Lightermen's main concerns in forming a union were to primarily ensure that they received fair payment and compensation for long hours and injuries incurred on the job. Over the years, they formed several unions which achieved varying levels of success. These included the Lightermen's Union, the Transport Vessel Workers Association, and Singapore Lighter Workers' Union.

=== Lightermen's Union ===
Formed in the late 1930s with 3000 members, the Lightermen's Union's goal was to address and correct lightermen's grievances over their working conditions. Despite the positive and harmonious relationship between lightermen and their towkays, the 1930s was a period of tension and volatility due to the pre-war environment.

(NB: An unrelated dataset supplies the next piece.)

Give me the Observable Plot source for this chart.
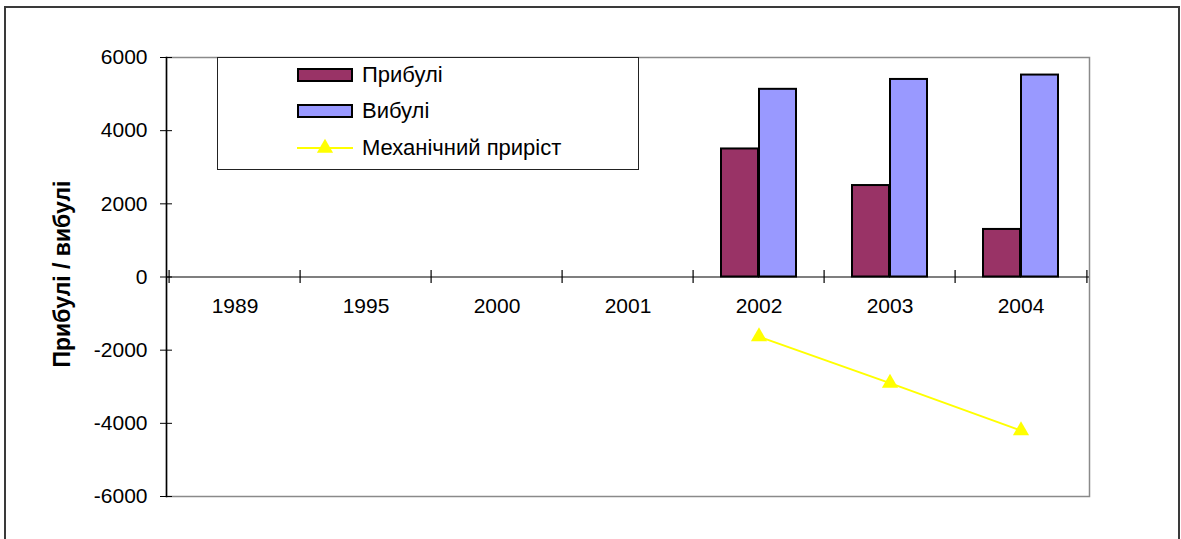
<!DOCTYPE html>
<html>
<head>
<meta charset="utf-8">
<script src="https://cdn.jsdelivr.net/npm/d3@7"></script>
<script src="https://cdn.jsdelivr.net/npm/@observablehq/plot@0.6"></script>
<style>
  html, body { margin: 0; padding: 0; background: #fff; }
  #wrap { position: relative; width: 1181px; height: 539px; overflow: hidden; font-family: "Liberation Sans", Arial, sans-serif; }
  #chart { position: absolute; left: 0; top: 0; }
  #outer { position: absolute; left: 4px; top: 6px; width: 1172px; height: 600px; border: 2px solid #3a3a3a; border-bottom: none; pointer-events: none; }
  #legend { position: absolute; left: 217px; top: 57px; width: 420px; height: 111px; border: 1px solid #222; background: #fff; }
  .item { position: absolute; left: 79px; height: 24px; display: flex; align-items: center; font-size: 22px; color: #000; }
  .sw { width: 52px; height: 10px; border: 2px solid #000; margin-right: 9px; }
  .ln { width: 56px; height: 24px; margin-right: 9px; }
</style>
</head>
<body>
<div id="wrap">
  <div id="chart"></div>
  <div id="legend"></div>
  <div id="outer"></div>
</div>
<script>
const years = ["1989", "1995", "2000", "2001", "2002", "2003", "2004"];
const prybuli = [null, null, null, null, 3500, 2500, 1300];
const vybuli = [null, null, null, null, 5130, 5400, 5520];
const mekhPryrist = [null, null, null, null, -1630, -2900, -4200];
const yTicks = [-6000, -4000, -2000, 0, 2000, 4000, 6000];
const seriesNames = ["Прибулі", "Вибулі", "Механічний приріст"];
const seriesColors = ["#993366", "#9999FF", "#FFFF00"];
const yLabel = "Прибулі / вибулі";

const rows = (vals) => years.map((y, i) => ({year: y, value: vals[i]})).filter(d => d.value != null);
const pData = rows(prybuli), vData = rows(vybuli), mData = rows(mekhPryrist);

const chart = Plot.plot({
  width: 1181,
  height: 539,
  marginLeft: 166,
  marginRight: 92,
  marginTop: 57,
  marginBottom: 43,
  style: {fontFamily: "'Liberation Sans', Arial, sans-serif", fontSize: "21px", background: "transparent", color: "#000", overflow: "visible"},
  x: {domain: years, padding: 0, axis: null},
  y: {domain: [-6000, 6000], axis: null},
  marks: [
    Plot.frame({stroke: "#8a8a8a", strokeWidth: 1.5}),
    Plot.barY(pData, {x: "year", y: "value", fill: seriesColors[0], stroke: "#000", strokeWidth: 2, insetLeft: 28, insetRight: 66}),
    Plot.barY(vData, {x: "year", y: "value", fill: seriesColors[1], stroke: "#000", strokeWidth: 2, insetLeft: 66, insetRight: 28}),
    Plot.ruleY([0], {stroke: "#000", strokeWidth: 1.2}),
    Plot.ruleX(years, {x: d => d, y1: -178, y2: 178, dx: -65.9, stroke: "#000", strokeWidth: 1.2}),
    Plot.ruleX([years[years.length - 1]], {x: d => d, y1: -178, y2: 178, dx: 65.9, stroke: "#000", strokeWidth: 1.2}),
    Plot.line(mData, {x: "year", y: "value", stroke: seriesColors[2], strokeWidth: 2}),
    Plot.dot(mData, {x: "year", y: "value", symbol: "triangle", fill: seriesColors[2], stroke: "none", r: 6}),
    Plot.axisY({ticks: yTicks, tickSize: 12, dx: 6, tickFormat: () => "", stroke: "#000", label: null}),
    Plot.axisY({ticks: yTicks, tickSize: 0, tickPadding: 19, tickFormat: d => String(d), fontSize: 21, label: null}),
    Plot.frame({anchor: "left", stroke: "#000", strokeWidth: 1.5}),
    Plot.text(years, {x: d => d, y: () => 0, dy: 29, text: d => d, fontSize: 21}),
    Plot.text([yLabel], {frameAnchor: "left", textAnchor: "middle", dx: -104, dy: -3, rotate: -90, text: d => d, fontWeight: "bold", fontSize: 23})
  ]
});
document.getElementById("chart").appendChild(chart);

// legend
const legend = document.getElementById("legend");
const tops = [5, 41, 78];
seriesNames.forEach((name, i) => {
  const item = document.createElement("div");
  item.className = "item";
  item.style.top = tops[i] + "px";
  if (i < 2) {
    const sw = document.createElement("div");
    sw.className = "sw";
    sw.style.background = seriesColors[i];
    item.appendChild(sw);
  } else {
    const ns = "http://www.w3.org/2000/svg";
    const svg = document.createElementNS(ns, "svg");
    svg.setAttribute("class", "ln");
    svg.setAttribute("width", 56); svg.setAttribute("height", 24);
    const l = document.createElementNS(ns, "line");
    l.setAttribute("x1", 0); l.setAttribute("x2", 56); l.setAttribute("y1", 12); l.setAttribute("y2", 12);
    l.setAttribute("stroke", seriesColors[2]); l.setAttribute("stroke-width", 2);
    const t = document.createElementNS(ns, "path");
    t.setAttribute("d", d3.symbol(d3.symbolTriangle, 6 * 6 * Math.PI)());
    t.setAttribute("transform", "translate(28,12)");
    t.setAttribute("fill", seriesColors[2]);
    svg.appendChild(l); svg.appendChild(t);
    item.appendChild(svg);
  }
  const tx = document.createElement("span");
  tx.textContent = name;
  item.appendChild(tx);
  legend.appendChild(item);
});
</script>
</body>
</html>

Labourers from all occupations gained increasing political awareness, especially of their political strength when banded together, and started forming unions. This also included the lightermen.

=== Transport Vessel Workers Association (TVWA) ===
The Lightermen's Union was subsequently reorganised their administration post-war and registered as the Transport Vessel Workers Association (TVWA). Yet, despite being formed for all lightermen, the union started to focus only on their representation of Chinese lightermen. Due to the increasingly militant nature, biased attitudes and persisting rivalries of the union, many Indian lightermen left as a result and formed their own union. This was short lived, however, as a number of Indian lightermen eventually did rejoin the union upon the failure of their own.

Through arbitration and negotiation, the union was relatively successful in achieving their goals. Members were able to receive the appropriate amount of pay and work with better conditions. More than that, the TVWA provided the lightermen with a sense of solidarity and allowed them a strong voice. This unity was so strong that it surpassed previous clan rivalries and even reduced the frequency of clashes between the Hokkien and Teochew lightermen.

=== Singapore Lighter Workers' Union ===
The Singapore Lighter Workers' Union was formed by Indian lightermen working in the Telok Ayer Basin as a response to the growing Chinese-centric ideals of the Transport Vessel Workers Association. It was generally unsuccessful, however, as it was unable to meet the demands of its members and was filled with controversy. The leaders of the union prioritised their own interests over that of their members and rumors of the misuse of union funds caused internal distrust and dissatisfaction. The union soon collapsed, and further attempts at forming an Indian lightermen union were faced with failure.